Teo Lemane edited this page Jul 29, 2021 · 1 revision

Kmer API

kmtricks exposes a 2bit representation of k-mers using this encoding A=0, C=1, T=2, G=3. This class supports any k-mer size and has specilization for short k-mers:

  • Kmer<32> uses uint64_t
  • Kmer<64> uses __uint128_t (if available)
  • Kmer uses uint64_t[(K+31)/32]

kmtricks provides also hash utilities and a runtime implementation selector mechanism for work with these k-mers.

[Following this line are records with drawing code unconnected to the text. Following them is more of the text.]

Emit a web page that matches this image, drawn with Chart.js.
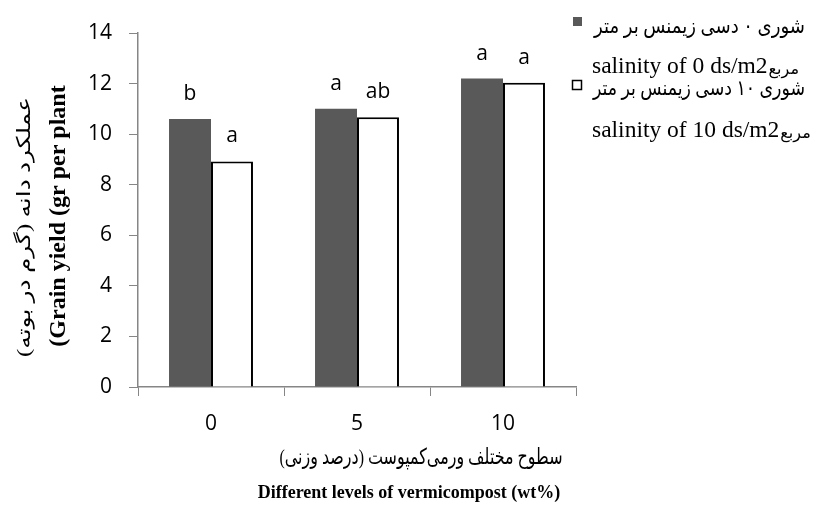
<!DOCTYPE html>
<html>
<head>
<meta charset="utf-8">
<script src="https://cdn.jsdelivr.net/npm/chart.js@4.4.1/dist/chart.umd.min.js"></script>
<style>
html,body{margin:0;padding:0;background:#fff;}
#wrap{position:relative;width:818px;height:510px;}
</style>
</head>
<body>
<div id="wrap"><canvas id="c" width="818" height="510"></canvas></div>
<script>
// ---- data ----
const categories = ['0', '5', '10'];
const salinity0 = [10.6, 11.0, 12.2];
const salinity10 = [8.92, 10.67, 12.03];
const letters0 = ['b', 'a', 'a'];
const letters10 = ['a', 'ab', 'a'];
const legend0 = ['شوری ۰ دسی زیمنس بر متر', 'salinity of 0 ds/m2', 'مربع'];
const legend10 = ['شوری ۱۰ دسی زیمنس بر متر', 'salinity of 10 ds/m2', 'مربع'];
const yTitleFa = 'عملکرد دانه (گرم در بوته)';
const yTitleEn = '(Grain yield (gr per plant';
const xTitleFa = 'سطوح مختلف ورمی‌کمپوست (درصد وزنی)';
const xTitleEn = 'Different levels of vermicompost (wt%)';

const DARK = '#595959';
const AXIS = '#868686';
const TICKFONT = "'Open Sans', sans-serif";
const SERIF = "'Liberation Serif', 'DejaVu Sans', serif";
const letterSets = [letters0, letters10];

// draw text scaled horizontally to a target width (keeps glyph height from font)
function fitText(ctx, txt, x, y, w) {
  const m = ctx.measureText(txt).width;
  ctx.save();
  ctx.translate(x, y);
  ctx.scale(w / m, 1);
  ctx.fillText(txt, 0, 0);
  ctx.restore();
}

const decor = {
  id: 'decor',
  afterDatasetsDraw(chart) {
    const ctx = chart.ctx;
    ctx.save();
    ctx.fillStyle = '#000';
    ctx.font = "21px " + TICKFONT;
    ctx.textAlign = 'center';
    ctx.textBaseline = 'alphabetic';
    chart.data.datasets.forEach((ds, di) => {
      const meta = chart.getDatasetMeta(di);
      meta.data.forEach((el, i) => {
        ctx.fillText(letterSets[di][i], el.x, el.y - 19);
      });
    });
    ctx.restore();
  },
  afterDraw(chart) {
    const ctx = chart.ctx;
    ctx.save();
    ctx.fillStyle = '#000';
    // y titles (rotated)
    ctx.save();
    ctx.translate(25, 227);
    ctx.rotate(-Math.PI / 2);
    ctx.direction = 'rtl';
    ctx.textAlign = 'center';
    ctx.textBaseline = 'middle';
    ctx.font = "19px " + SERIF;
    fitText(ctx, yTitleFa, 0, 0, 260);
    ctx.restore();
    ctx.save();
    ctx.translate(59, 216);
    ctx.rotate(-Math.PI / 2);
    ctx.textAlign = 'center';
    ctx.textBaseline = 'middle';
    ctx.font = "bold 24px " + SERIF;
    ctx.fillText(yTitleEn, 0, 0);
    ctx.restore();
    // x titles
    ctx.save();
    ctx.direction = 'rtl';
    ctx.textAlign = 'center';
    ctx.textBaseline = 'middle';
    ctx.font = "22px " + SERIF;
    fitText(ctx, xTitleFa, 421, 458, 283);
    ctx.restore();
    ctx.save();
    ctx.textAlign = 'center';
    ctx.textBaseline = 'alphabetic';
    ctx.font = "bold 18px " + SERIF;
    ctx.fillText(xTitleEn, 409, 498);
    ctx.restore();
    // legend
    ctx.fillStyle = DARK;
    ctx.fillRect(573, 17, 9, 9);
    ctx.fillStyle = '#fff';
    ctx.fillRect(572, 80, 10, 10);
    ctx.strokeStyle = '#000';
    ctx.lineWidth = 1.5;
    ctx.strokeRect(572.5, 80.5, 9, 9);
    ctx.fillStyle = '#000';
    ctx.font = "21px " + SERIF;
    ctx.textBaseline = 'alphabetic';
    ctx.save();
    ctx.direction = 'rtl';
    ctx.textAlign = 'right';
    fitText(ctx, legend0[0], 805, 33, 211);
    fitText(ctx, legend10[0], 805, 95, 212);
    ctx.restore();
    ctx.textAlign = 'left';
    ctx.direction = 'ltr';
    [[legend0, 73], [legend10, 137]].forEach(([lg, yb]) => {
      ctx.font = "23.5px " + SERIF;
      const w = ctx.measureText(lg[1]).width;
      ctx.fillText(lg[1], 592, yb);
      ctx.save();
      ctx.direction = 'rtl';
      ctx.textAlign = 'left';
      ctx.font = "16px " + SERIF;
      ctx.fillText(lg[2], 592 + w + 1, yb + 1);
      ctx.restore();
    });
    ctx.restore();
  }
};

new Chart(document.getElementById('c'), {
  type: 'bar',
  data: {
    labels: categories,
    datasets: [
      { label: legend0.join(' '), data: salinity0, backgroundColor: DARK, borderWidth: 0 },
      { label: legend10.join(' '), data: salinity10, backgroundColor: '#fff', borderColor: '#000', borderWidth: 2, borderSkipped: 'bottom' }
    ]
  },
  options: {
    responsive: false,
    animation: false,
    devicePixelRatio: 1,
    layout: { padding: { left: 0, right: 242, top: 33, bottom: 0 } },
    datasets: { bar: { barPercentage: 1.0, categoryPercentage: 0.575 } },
    plugins: { legend: { display: false }, tooltip: { enabled: false } },
    scales: {
      x: {
        grid: { display: true, drawOnChartArea: false, drawTicks: true, tickLength: 9, color: AXIS, offset: true },
        border: { display: true, color: AXIS, width: 1.5 },
        ticks: { color: '#000', font: { family: TICKFONT, size: 21 }, padding: 15 },
        afterFit(s) { s.height = 123; }
      },
      y: {
        min: 0, max: 14,
        grid: { display: true, drawOnChartArea: false, drawTicks: true, tickLength: 9, color: AXIS },
        border: { display: true, color: AXIS, width: 1.5 },
        ticks: { stepSize: 2, color: '#000', font: { family: TICKFONT, size: 21 }, padding: 17 },
        afterFit(s) { s.width = 138; }
      }
    }
  },
  plugins: [decor]
});
</script>
</body>
</html>
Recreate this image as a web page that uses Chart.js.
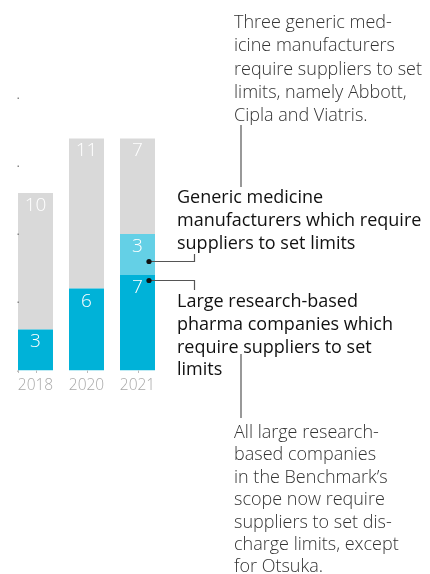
<!DOCTYPE html>
<html>
<head>
<meta charset="utf-8">
<script src="https://cdn.jsdelivr.net/npm/chart.js@4.4.1/dist/chart.umd.min.js"></script>
<style>
  html, body { margin: 0; padding: 0; background: #fff; }
  #wrap { position: relative; width: 430px; height: 574px; overflow: hidden; }
  #chart { position: absolute; left: 0; top: 0; }
  .note { position: absolute; font-family: "Open Sans", sans-serif; font-size: 18px; line-height: 22.8px; white-space: nowrap; }
  .grey { color: #333; font-weight: 300; }
  .dark { color: #111; font-weight: 400; }
</style>
</head>
<body>
<div id="wrap">
  <canvas id="chart" width="430" height="574"></canvas>
  <div class="note grey" style="left:234px; top:10px; line-height:23.3px;">Three generic med-<br>icine manufacturers<br>require suppliers to set<br>limits, namely Abbott,<br>Cipla and Viatris.</div>
  <div class="note dark" style="left:177px; top:185px;">Generic medicine<br>manufacturers which require<br>suppliers to set limits</div>
  <div class="note dark" style="left:177px; top:289px;">Large research-based<br>pharma companies which<br>require suppliers to set<br>limits</div>
  <div class="note grey" style="left:234px; top:420px; line-height:22.4px;">All large research-<br>based companies<br>in the Benchmark’s<br>scope now require<br>suppliers to set dis-<br>charge limits, except<br>for Otsuka.</div>
</div>
<script>
// data
const years = ["2018", "2020", "2021"];
const largePharma = [3, 6, 7];
const genericMakers = [null, null, 3];
const notRequiring = [10, 11, 7];
const yTicks = [0, 5, 10, 15, 20];

// where the leader dots sit, in axis units
const genericDotValue = 8;
const largeDotValue = 6.65;

const blue = "#00b2d8";
const lightBlue = "#64d0e6";
const grey = "#d9d9d9";

// labels inside the segments, ticks and leader lines
const extras = {
  id: "extras",
  afterDatasetsDraw(chart) {
    const ctx = chart.ctx;
    const x = chart.scales.x;
    const y = chart.scales.y;

    ctx.save();
    ctx.font = "300 19px 'Open Sans'";
    ctx.fillStyle = "#fff";
    ctx.textAlign = "center";
    ctx.textBaseline = "middle";
    chart.data.datasets.forEach((ds, di) => {
      chart.getDatasetMeta(di).data.forEach((bar, i) => {
        const v = ds.data[i];
        if (v == null) return;
        ctx.fillText(String(v), bar.x, bar.y + 12.5);
      });
    });

    const first = chart.getDatasetMeta(0).data[0];
    const leftEdge = first.x - first.width / 2;

    // small y dots
    ctx.fillStyle = "#888";
    yTicks.forEach(t => {
      ctx.fillRect(leftEdge - 0.5, Math.round(y.getPixelForValue(t)) - 0.5, 1.5, 1.5);
    });

    // x tick marks and year labels
    ctx.strokeStyle = "#bbb";
    ctx.lineWidth = 1;
    const base = y.getPixelForValue(0);
    [leftEdge].concat(years.map((_, i) => x.getPixelForValue(i))).forEach(px => {
      ctx.beginPath();
      ctx.moveTo(Math.round(px) + 0.5, base);
      ctx.lineTo(Math.round(px) + 0.5, base + 2.5);
      ctx.stroke();
    });
    ctx.font = "300 15.5px 'Open Sans'";
    ctx.fillStyle = "#a8a8a8";
    years.forEach((yr, i) => {
      ctx.fillText(yr, x.getPixelForValue(i), base + 15);
    });

    // leader lines
    const last = chart.getDatasetMeta(0).data[2];
    const dotX = last.x + last.width / 2 - 6;
    const gY = Math.round(y.getPixelForValue(genericDotValue)) + 0.5;
    const lY = Math.round(y.getPixelForValue(largeDotValue)) + 0.5;

    ctx.strokeStyle = "#555";
    ctx.lineWidth = 1.2;
    ctx.beginPath();
    ctx.moveTo(241, 125); ctx.lineTo(241, 187);
    ctx.moveTo(dotX, gY); ctx.lineTo(194.5, gY); ctx.lineTo(194.5, 254);
    ctx.moveTo(dotX, lY); ctx.lineTo(194.5, lY); ctx.lineTo(194.5, 290);
    ctx.moveTo(241, 354); ctx.lineTo(241, 418);
    ctx.stroke();

    ctx.fillStyle = "#111";
    [gY, lY].forEach(py => {
      ctx.beginPath();
      ctx.arc(dotX, py, 2.6, 0, Math.PI * 2);
      ctx.fill();
    });
    ctx.restore();
  }
};

new Chart(document.getElementById("chart"), {
  type: "bar",
  data: {
    labels: years,
    datasets: [
      { label: "Large research-based pharma companies which require suppliers to set limits", data: largePharma, backgroundColor: blue },
      { label: "Generic medicine manufacturers which require suppliers to set limits", data: genericMakers, backgroundColor: lightBlue },
      { label: "Companies without such a requirement", data: notRequiring, backgroundColor: grey }
    ]
  },
  options: {
    responsive: false,
    animation: false,
    layout: { padding: { left: 10, right: 267, top: 97.5, bottom: 203.5 } },
    datasets: { bar: { categoryPercentage: 1, barPercentage: 0.686, borderWidth: 0 } },
    scales: {
      x: { stacked: true, display: false },
      y: { stacked: true, display: false, min: 0, max: 20 }
    },
    plugins: { legend: { display: false }, tooltip: { enabled: false } }
  },
  plugins: [extras]
});
</script>
</body>
</html>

Warning: Several k-mers with different size using the same specialization cannot be used at the same time because k-mer size is maintained as static variable.

Usage example

#include <kmtricks/public.hpp>
using namespace km;

int main(int argc, char* argv[])
{
  Kmer<32> kmer("ACGTACGTACGT");
  Kmer<32> kmer2("TACTACTACTAC");

  // k-mer operations
  Kmer<32> rev = kmer.rev_comp();
  Kmer<32> cano = kmer.canonical();

  // comparisons
  bool a = kmer == kmer2;
  bool b = kmer != kmer2;
  bool c = kmer < kmer2;
  bool c = kmer > kmer2;

  // string representation
  std::cout << kmer.to_string() << std::endl;
  std::cout << kmer.to_bit_string() << std::endl;

  // io
  {
    std::ofstream out("kmer_file", std::ios::out | std::ios::binary);
    kmer.dump(out);
  }
  {
    std::ifstream in("kmer_file", std::ios::in | std::ios::binary);
    Kmer<32> loaded(12); // kmer_size
    loaded.load(in);
  }

  // access
  const uint64_t* kmer_data = kmer.get_data64();
  const uint8_t* kmer_data8 = kmer.get_data8();
  
  uint8_t value = kmer.at2bit(0); // 0 (A)
  char nt = kmer.at(0) // 'A'

  // Hash
  using HType = KmerHashers<0>::Hasher<32>; 
  HType hasher;
  uint64_t hash = hasher(kmer);
  // KmerHashers<0> is folly hash, KmerHashers<1> uses xxHash, you need to add #define WITH_XXHASH before include kmtricks and link with xxHash.
}

Kmer supports also a lot of comparison, arithmetic, bitwise and assignment operators, just take a look at kmer.hpp. A standalone implementation is also provided in kmercpp.